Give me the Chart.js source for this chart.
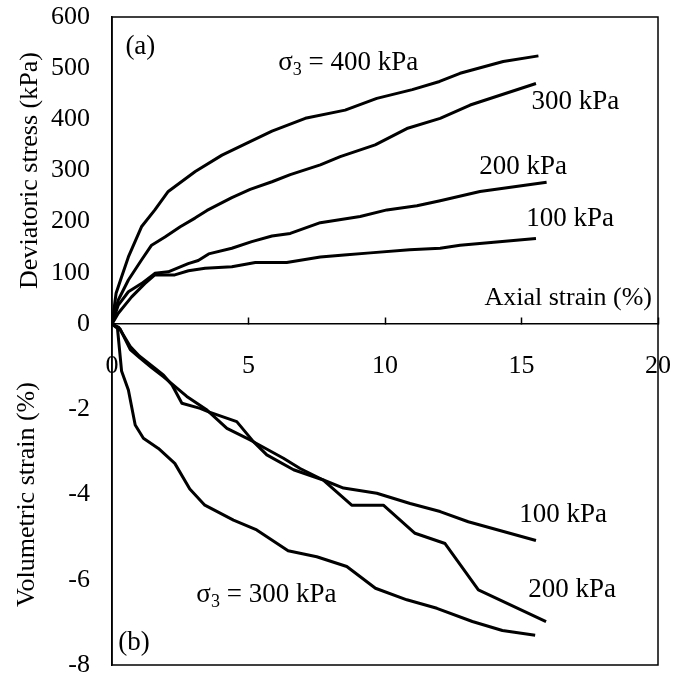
<!DOCTYPE html>
<html><head><meta charset="utf-8">
<script src="https://cdn.jsdelivr.net/npm/chart.js@4/dist/chart.umd.min.js"></script>
<style>html,body{margin:0;padding:0;background:#fff}#wrap{width:675px;height:681px}</style>
</head><body><div id="wrap"><canvas id="c" width="675" height="681"></canvas></div>
<script>
// ---- (a) Deviatoric stress (kPa) vs axial strain (%) ----
const strain400 = [0, 0.15, 0.35, 0.6, 1.08, 1.57, 2.06, 3.05, 4.03, 5.0, 5.86, 7.08, 8.54, 9.7, 11.0, 12.0, 12.75, 14.33, 15.62];
const stress400 = [0, 60, 92, 131, 190, 223, 259, 298, 330, 355, 377, 402, 418, 441, 458, 474, 490, 513, 524];
const strain300 = [0, 0.23, 0.6, 1.08, 1.45, 1.94, 2.5, 3.04, 3.48, 4.39, 5.06, 5.86, 6.53, 7.63, 8.36, 9.64, 10.8, 12.02, 13.12, 15.53];
const stress300 = [0, 47, 86, 125, 154, 170, 190, 207, 222, 247, 263, 278, 292, 311, 327, 350, 382, 402, 428, 470];
const strain200 = [0, 0.23, 0.6, 1.08, 1.57, 2.06, 2.79, 3.16, 3.54, 4.39, 5.12, 5.86, 6.53, 7.63, 9.09, 10.07, 11.17, 12.02, 13.48, 15.92];
const stress200 = [0, 37, 63, 79, 99, 102, 118, 124, 137, 148, 161, 172, 177, 198, 210, 223, 231, 241, 259, 277];
const strain100 = [0, 0.23, 0.72, 1.2, 1.57, 2.3, 2.8, 3.41, 4.39, 5.25, 6.4, 7.63, 8.5, 9.46, 10.9, 12.02, 12.75, 15.53];
const stress100 = [0, 21, 53, 79, 96, 96, 104, 109, 112, 120, 120, 131, 135, 139, 145, 148, 154, 167];

// ---- (b) Volumetric strain (%) vs axial strain (%) ----
const vStrain300 = [0, 0.2, 0.35, 0.6, 0.85, 1.15, 1.7, 2.3, 2.85, 3.4, 4.45, 5.3, 6.45, 7.5, 8.6, 9.65, 10.8, 11.9, 13.2, 14.3, 15.5];
const vol300     = [0, -0.1, -1.1, -1.55, -2.37, -2.68, -2.92, -3.27, -3.87, -4.25, -4.6, -4.83, -5.32, -5.46, -5.69, -6.2, -6.47, -6.67, -6.98, -7.19, -7.3];
const vStrain200 = [0, 0.25, 0.67, 1.0, 1.5, 1.89, 2.2, 2.56, 3.23, 3.54, 4.57, 5.18, 5.67, 6.65, 7.74, 8.78, 9.94, 11.1, 12.2, 13.42, 15.9];
const vol200     = [0, -0.08, -0.53, -0.75, -1.0, -1.2, -1.43, -1.86, -1.98, -2.06, -2.29, -2.76, -3.07, -3.42, -3.66, -4.25, -4.25, -4.91, -5.15, -6.24, -6.98];
const vStrain100 = [0, 0.3, 0.67, 1.03, 1.45, 1.89, 2.74, 3.48, 4.21, 5.06, 6.28, 6.89, 7.74, 8.48, 9.7, 10.92, 12.02, 13.05, 15.53];
const vol100     = [0, -0.12, -0.6, -0.8, -1.02, -1.24, -1.7, -2.02, -2.45, -2.72, -3.15, -3.39, -3.66, -3.85, -3.97, -4.21, -4.4, -4.64, -5.08];

// ---- axis settings ----
const xTicks = {min: 0, max: 20, step: 5};
const stressTicks = {min: 0, max: 600, step: 100};
const volTicks = {min: -8, max: 0, step: 2};

// ---- text annotations (data coordinates) ----
const notes = [
  {axis: 'yt', x: 0.49, y: 541, text: '(a)'},
  {axis: 'yt', x: 6.09, y: 510, text: '400 kPa', sigma: true},
  {axis: 'yt', x: 15.37, y: 434, text: '300 kPa'},
  {axis: 'yt', x: 13.45, y: 307, text: '200 kPa'},
  {axis: 'yt', x: 15.17, y: 206, text: '100 kPa'},
  {axis: 'yt', x: 19.78, y: 51, text: 'Axial strain (%)', align: 'right', small: true},
  {axis: 'yb', x: 0.23, y: -7.48, text: '(b)'},
  {axis: 'yb', x: 3.09, y: -6.36, text: '300 kPa', sigma: true},
  {axis: 'yb', x: 14.92, y: -4.48, text: '100 kPa'},
  {axis: 'yb', x: 15.25, y: -6.24, text: '200 kPa'}
];

const FONT = '"Liberation Serif", "Times New Roman", serif';
const FS = 26;
const FN = 27;

const pts = (xs, ys) => xs.map((x, i) => ({x: x, y: ys[i]}));
const line = (label, xs, ys, yAxisID) => ({
  label, data: pts(xs, ys), xAxisID: 'x', yAxisID, showLine: true,
  borderColor: '#000', backgroundColor: '#000', borderWidth: 3,
  pointRadius: 0, fill: false, tension: 0, borderJoinStyle: 'round', borderCapStyle: 'butt'
});

const framePlugin = {
  id: 'frame',
  afterDraw(chart) {
    const {ctx, chartArea: a} = chart;
    ctx.save();
    ctx.strokeStyle = '#000';
    ctx.lineWidth = 1.5;
    ctx.strokeRect(a.left, a.top, a.right - a.left, a.bottom - a.top);
    ctx.restore();
  }
};

const textPlugin = {
  id: 'notes',
  afterDraw(chart) {
    const {ctx} = chart;
    const xs = chart.scales.x;
    ctx.save();
    ctx.fillStyle = '#000';
    ctx.textBaseline = 'middle';
    notes.forEach(n => {
      const px = xs.getPixelForValue(n.x);
      const py = chart.scales[n.axis].getPixelForValue(n.y);
      const fs = n.small ? FS : FN;
      ctx.font = fs + 'px ' + FONT;
      if (n.sigma) {
        ctx.textAlign = 'left';
        let cx = px;
        ctx.fillText('\u03C3', cx, py);
        cx += ctx.measureText('\u03C3').width;
        ctx.font = Math.round(fs * 0.68) + 'px ' + FONT;
        ctx.fillText('3', cx, py + 7);
        cx += ctx.measureText('3').width;
        ctx.font = fs + 'px ' + FONT;
        ctx.fillText(' = ' + n.text, cx, py);
      } else {
        ctx.textAlign = n.align || 'left';
        ctx.fillText(n.text, px, py);
      }
    });
    ctx.restore();
  }
};

const noEdgePadding = (s) => { s.paddingTop = 0; s.paddingBottom = 0; s.paddingLeft = 0; s.paddingRight = 0; };

const yCommon = (title, pad, ticks, hideZero) => ({
  type: 'linear', position: 'left', stack: 'v',
  min: ticks.min, max: ticks.max,
  ticks: {
    stepSize: ticks.step, autoSkip: false, padding: 22, color: '#000',
    font: {family: FONT, size: FS},
    callback: (v) => (hideZero && v === 0) ? '' : String(v)
  },
  grid: {display: false, drawTicks: false},
  border: {display: true, color: '#000', width: 1.5},
  title: {display: true, text: title, color: '#000', font: {family: FONT, size: FS}, padding: {top: pad, bottom: 0}},
  afterFit(s) { s.width = 112; noEdgePadding(s); }
});

const yb = yCommon('Volumetric strain (%)', 12, volTicks, false);
yb.stackWeight = 341;
const yt = yCommon('Deviatoric stress (kPa)', 14.4, stressTicks, true);
yt.stackWeight = 307;

new Chart(document.getElementById('c').getContext('2d'), {
  type: 'scatter',
  data: {
    datasets: [
      line('σ3 = 400 kPa', strain400, stress400, 'yt'),
      line('300 kPa', strain300, stress300, 'yt'),
      line('200 kPa', strain200, stress200, 'yt'),
      line('100 kPa', strain100, stress100, 'yt'),
      line('σ3 = 300 kPa (vol)', vStrain300, vol300, 'yb'),
      line('200 kPa (vol)', vStrain200, vol200, 'yb'),
      line('100 kPa (vol)', vStrain100, vol100, 'yb')
    ]
  },
  options: {
    responsive: false, animation: false, devicePixelRatio: 1,
    layout: {padding: {left: 0, right: 17, top: 17, bottom: 16}},
    plugins: {legend: {display: false}, tooltip: {enabled: false}},
    scales: {
      yb: yb,
      yt: yt,
      x: {
        type: 'linear', position: {yb: 0},
        min: xTicks.min, max: xTicks.max,
        ticks: {stepSize: xTicks.step, autoSkip: false, maxRotation: 0, padding: 34, color: '#000', font: {family: FONT, size: FS}},
        grid: {display: true, drawOnChartArea: false, drawTicks: true, tickLength: -7, color: '#000', tickWidth: 1.5},
        border: {display: true, color: '#000', width: 1.5},
        afterFit: noEdgePadding
      }
    }
  },
  plugins: [framePlugin, textPlugin]
});
</script></body></html>
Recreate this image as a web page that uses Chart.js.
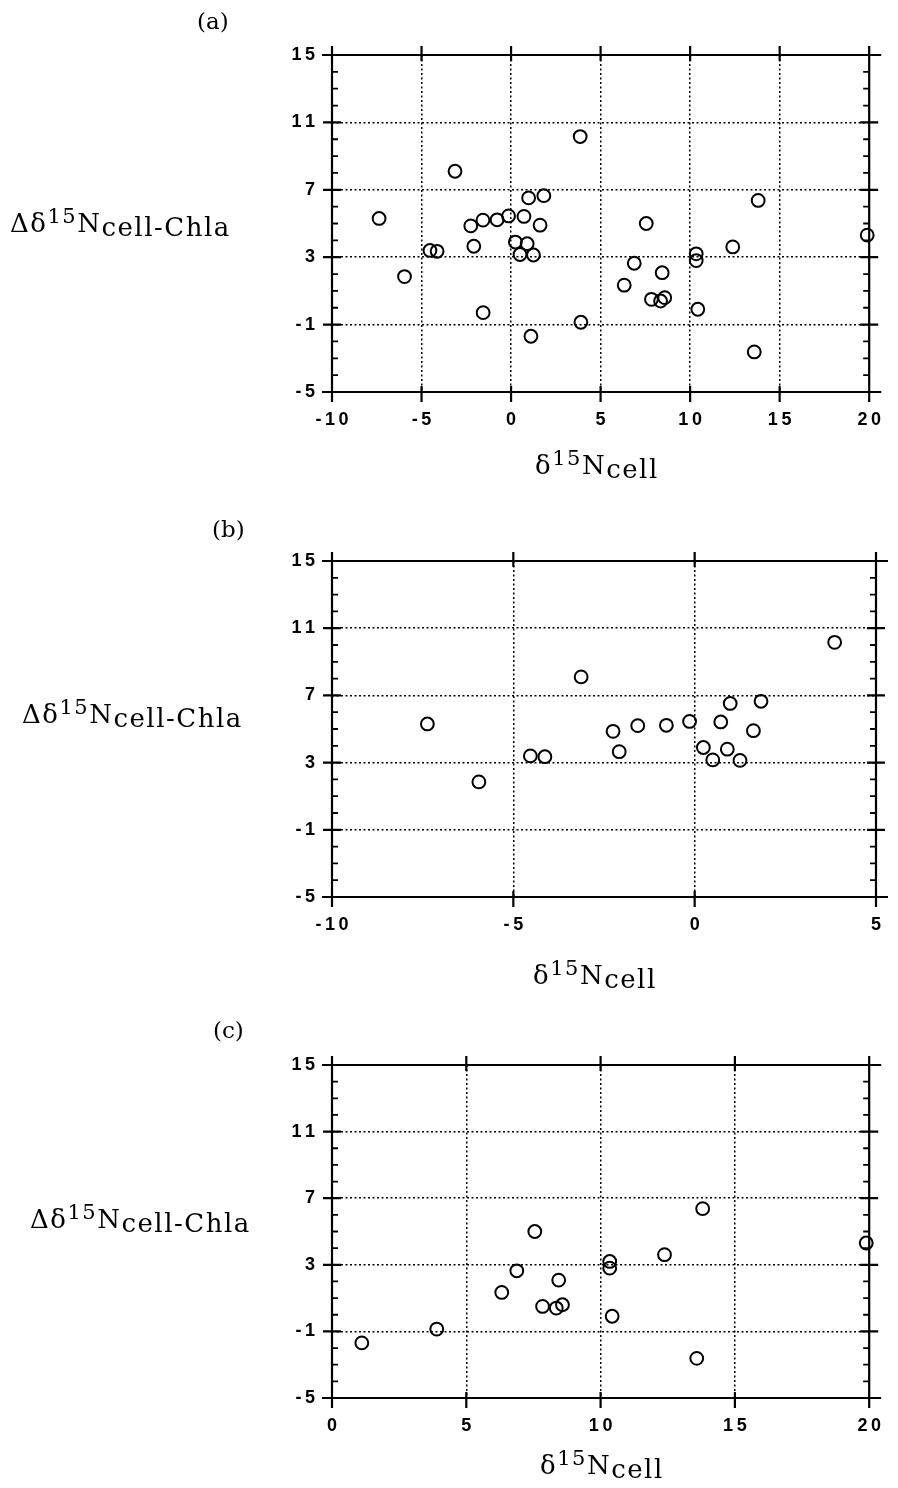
<!DOCTYPE html>
<html lang="en">
<head>
  <meta charset="UTF-8">
  <title>δ15N cell vs Δδ15N cell-Chla</title>
  <script src="https://cdn.jsdelivr.net/npm/chart.js"></script>
  <style>
    body { margin: 0; background: #fff; }
    #page { position: relative; width: 898px; height: 1488px; overflow: hidden; background: #fff; }
    #page canvas { position: absolute; left: 0; }
    .lbl { position: absolute; font-family: 'DejaVu Serif', serif; color: #000; white-space: nowrap; line-height: 1; }
    .panel { font-size: 23px; }
    .ttl { font-size: 26px; letter-spacing: 1.5px; }
    .ttl sup { font-size: 21px; vertical-align: 9px; line-height: 0; }
    .ttl sub { font-size: 26px; vertical-align: -4px; line-height: 0; }
  </style>
</head>
<body>
  <div id="page">
    <canvas id="chartA" width="898" height="480" style="top:0px"></canvas>
    <canvas id="chartB" width="898" height="480" style="top:506px"></canvas>
    <canvas id="chartC" width="898" height="480" style="top:1008px"></canvas>

    <div class="lbl panel" style="left:197px; top:10px">(a)</div>
    <div class="lbl panel" style="left:212px; top:518px">(b)</div>
    <div class="lbl panel" style="left:213px; top:1019px">(c)</div>

    <div class="lbl ttl" style="left:10px; top:210px">Δδ<sup>15</sup>N<sub>cell-Chla</sub></div>
    <div class="lbl ttl" style="left:22px; top:701px">Δδ<sup>15</sup>N<sub>cell-Chla</sub></div>
    <div class="lbl ttl" style="left:30px; top:1206px">Δδ<sup>15</sup>N<sub>cell-Chla</sub></div>

    <div class="lbl ttl" style="left:535px; top:452px">δ<sup>15</sup>N<sub>cell</sub></div>
    <div class="lbl ttl" style="left:533px; top:962px">δ<sup>15</sup>N<sub>cell</sub></div>
    <div class="lbl ttl" style="left:540px; top:1452px">δ<sup>15</sup>N<sub>cell</sub></div>
  </div>

  <script>
    // y axis shared by all three panels
    const yMin = -5;
    const yMax = 15;
    const yStep = 4;
    const xStep = 5;

    // panel (b) points (cells with negative / low δ15N)
    const bX = [-7.37, -5.95, -3.13, -4.53, -4.13, -2.25, -2.08, -1.57, -0.78, -0.14,
                0.24, 0.50, 0.72, 0.90, 0.98, 1.25, 1.62, 1.83, 3.86];
    const bY = [5.30, 1.85, 8.10, 3.40, 3.35, 4.86, 3.65, 5.20, 5.22, 5.45,
                3.90, 3.16, 5.42, 3.80, 6.52, 3.13, 4.90, 6.65, 10.16];

    // panel (c) points
    const cX = [1.11, 3.90, 7.55, 6.88, 6.32, 8.44, 7.84, 8.35, 8.58, 10.34,
                10.34, 10.43, 12.38, 13.80, 13.58, 19.89];
    const cY = [-1.69, -0.86, 5.00, 2.64, 1.34, 2.08, 0.50, 0.40, 0.60, 3.20,
                2.80, -0.09, 3.61, 6.37, -2.62, 4.31];

    // point only shown in panel (a)
    const onlyAX = [-1.56];
    const onlyAY = [-0.29];

    const aX = bX.concat(cX, onlyAX);
    const aY = bY.concat(cY, onlyAY);

    const toPoints = (xs, ys) => xs.map((x, i) => ({ x: x, y: ys[i] }));

    const panels = [
      { id: 'chartA', xs: aX, ys: aY, xMin: -10, xMax: 20, left: 332, right: 881, top: 55, bottom: 392 },
      { id: 'chartB', xs: bX, ys: bY, xMin: -10, xMax: 5,  left: 332, right: 880, top: 55, bottom: 391 },
      { id: 'chartC', xs: cX, ys: cY, xMin: 0,   xMax: 20, left: 332, right: 879, top: 57, bottom: 390 }
    ];

    // old typewriter look: digits spread apart, "- 1 0"
    const spaced = v => String(v).split('').join('\u2009');

    const framePlugin = {
      id: 'frame',
      afterDraw(chart) {
        const { ctx, chartArea, scales } = chart;
        const { left, right, top, bottom } = chartArea;
        const x = scales.x, y = scales.y;
        ctx.save();
        ctx.strokeStyle = '#000';
        ctx.lineWidth = 2.2;
        ctx.beginPath();
        ctx.moveTo(left - 10, top); ctx.lineTo(right + 12, top);
        ctx.moveTo(left - 10, bottom); ctx.lineTo(right + 12, bottom);
        ctx.moveTo(left, top - 9); ctx.lineTo(left, bottom + 10);
        ctx.moveTo(right, top - 9); ctx.lineTo(right, bottom + 10);
        y.ticks.forEach(t => {
          const py = y.getPixelForValue(t.value);
          ctx.moveTo(left - 9, py); ctx.lineTo(left + 9, py);
          ctx.moveTo(right - 9, py); ctx.lineTo(right + 9, py);
        });
        x.ticks.forEach(t => {
          const px = x.getPixelForValue(t.value);
          ctx.moveTo(px, bottom - 6); ctx.lineTo(px, bottom + 10);
          ctx.moveTo(px, top - 9); ctx.lineTo(px, top + 6);
        });
        ctx.stroke();

        // minor ticks every 1 unit on both vertical axes
        ctx.lineWidth = 1.8;
        ctx.beginPath();
        for (let v = y.min; v <= y.max; v += 1) {
          if ((v - y.min) % yStep === 0) continue;
          const py = y.getPixelForValue(v);
          ctx.moveTo(left, py); ctx.lineTo(left + 6, py);
          ctx.moveTo(right - 6, py); ctx.lineTo(right, py);
        }
        ctx.stroke();
        ctx.restore();
      }
    };

    function interiorOnly(min, max) {
      return c => (c.tick && (c.tick.value === min || c.tick.value === max)) ? 'rgba(0,0,0,0)' : '#000';
    }

    const tickFont = { family: 'Liberation Sans', size: 18, weight: 'bold' };

    panels.forEach(p => {
      const canvas = document.getElementById(p.id);
      const h = canvas.height;
      new Chart(canvas.getContext('2d'), {
        type: 'scatter',
        data: {
          datasets: [{
            data: toPoints(p.xs, p.ys),
            pointRadius: 6.4,
            pointBorderWidth: 2,
            pointBorderColor: '#000',
            pointBackgroundColor: 'rgba(0,0,0,0)',
            pointHoverRadius: 6.4,
            clip: false
          }]
        },
        options: {
          responsive: false,
          animation: false,
          devicePixelRatio: 1,
          layout: {
            padding: { left: 0, top: p.top, right: 898 - p.right, bottom: h - p.bottom - 50 }
          },
          plugins: { legend: { display: false }, tooltip: { enabled: false } },
          scales: {
            x: {
              type: 'linear',
              min: p.xMin,
              max: p.xMax,
              afterFit: s => { s.height = 50; },
              ticks: { stepSize: xStep, color: '#000', font: tickFont, padding: 17, maxRotation: 0, callback: spaced },
              grid: { color: interiorOnly(p.xMin, p.xMax), lineWidth: 1.5, drawTicks: false },
              border: { display: false, dash: [2, 2.5] }
            },
            y: {
              type: 'linear',
              min: yMin,
              max: yMax,
              afterFit: s => { s.width = p.left; },
              ticks: { stepSize: yStep, color: '#000', font: tickFont, padding: 17, callback: spaced },
              grid: { color: interiorOnly(yMin, yMax), lineWidth: 1.5, drawTicks: false },
              border: { display: false, dash: [2, 2.5] }
            }
          }
        },
        plugins: [framePlugin]
      });
    });
  </script>
</body>
</html>
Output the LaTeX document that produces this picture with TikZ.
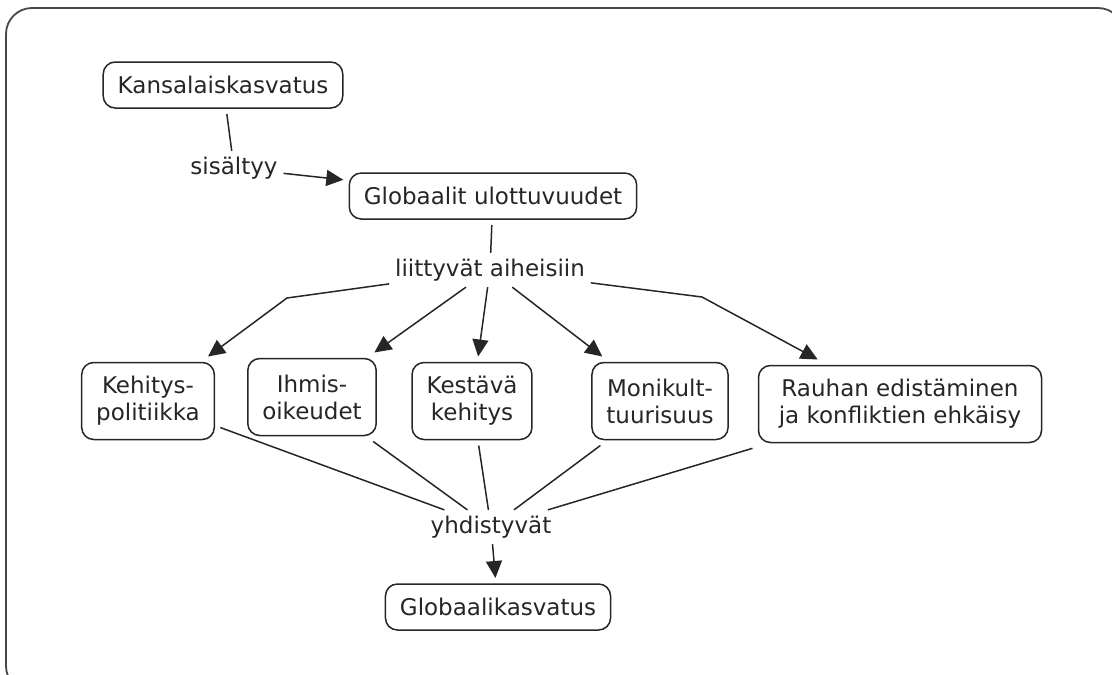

(WHAT IS ASKED) Copy out each line of the material that holds the word "this".

(RESULT)
Give me the Chart.js source for this chart.
Recreate this image as a web page that uses Chart.js.
Output the LaTeX document that produces this picture with TikZ.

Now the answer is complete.